To workaround the bug in CUDA 9.1 which gives wrong results. The following steps are taken to compile CudaCoulomb.cu with CUDA 7.5. After building QMCPACK CUDA version, 1) From the build folder, cd src/QMCHamiltonians 2) find -name qmcham_generated_CudaCoulomb.cu.o.RELEASE.cmake and open it with an editor. 3) touch ./CMakeFiles/qmcham.dir/qmcham_generated_CudaCoulomb.cu.o.RELEASE.cmake 4) Modify CUDA_HOST_COMPILER from /opt/cray/craype/2.5.13/bin/cc to /opt/gcc/4.9.3/bin/gcc 5) Replace all cudatoolkit9.1/9.1.85_3.10-1.0502.df1cc54.3.1 to cudatoolkit7.5/7.5.18-1.0502.10743.2.1 6) Type make -j32 and you see "Built target qmcham". If CMake is triggered, repleat step 2-4 because CMake overwrites qmcham_generated_CudaCoulomb.cu.o.RELEASE.cmake. 7) cd ../QMCApp ; sh CMakeFiles/qmcpack.dir/link.txt
I modified the title for posterity to record the actual determined problem. Should we close this issue? @zenandrea are the new binaries working for you?
Dear @prckent, new binaries seems to work well on the cases I have tested so far.
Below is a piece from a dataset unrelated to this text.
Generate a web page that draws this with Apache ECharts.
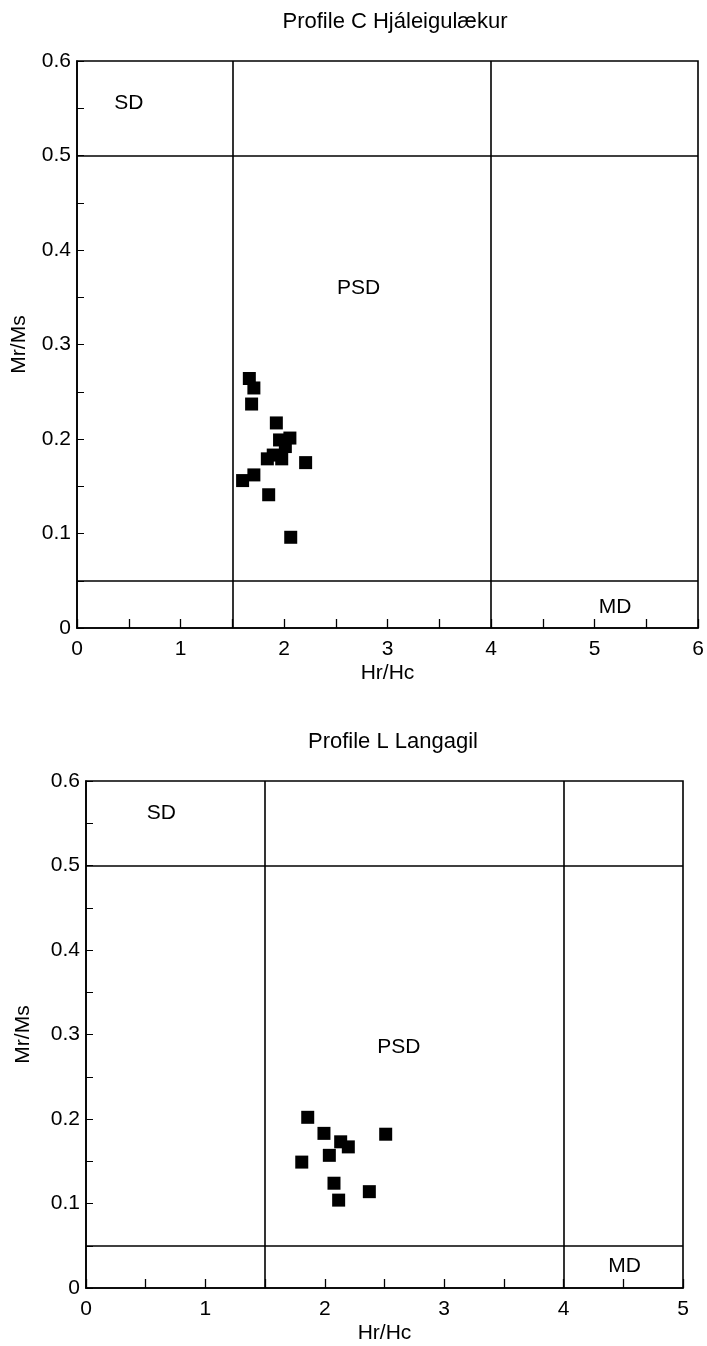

Disagreement between CPU and GPU DMC total energies was observed for a water molecule in periodic boundary conditions (8 A cubic cell, CASINO pseudopotentials, Titan at OLCF, QMCPACK 3.6.0). Issue originally reported by Andrea Zen. Original inputs and outputs: TEST_DMC.zip
From the attached outputs, the VMC energies agree, while the DMC energies differ by about 0.3 Ha:
The difference is entirely attributable to the local part of the ECP:
Note: the DMC error bars are not statistically meaningful here (10 blocks), but the difference is large enough to support this conclusion.
The oddity here is that the error is only seen in DMC and it is limited to a single potential energy term. This may indicate a bug in LocalECP that surfaces with increased walker count on the GPU (1 walker/gpu in VMC, 320 walkers/gpu in DMC). Likely, a series of VMC runs with increasing number of walkers will show this.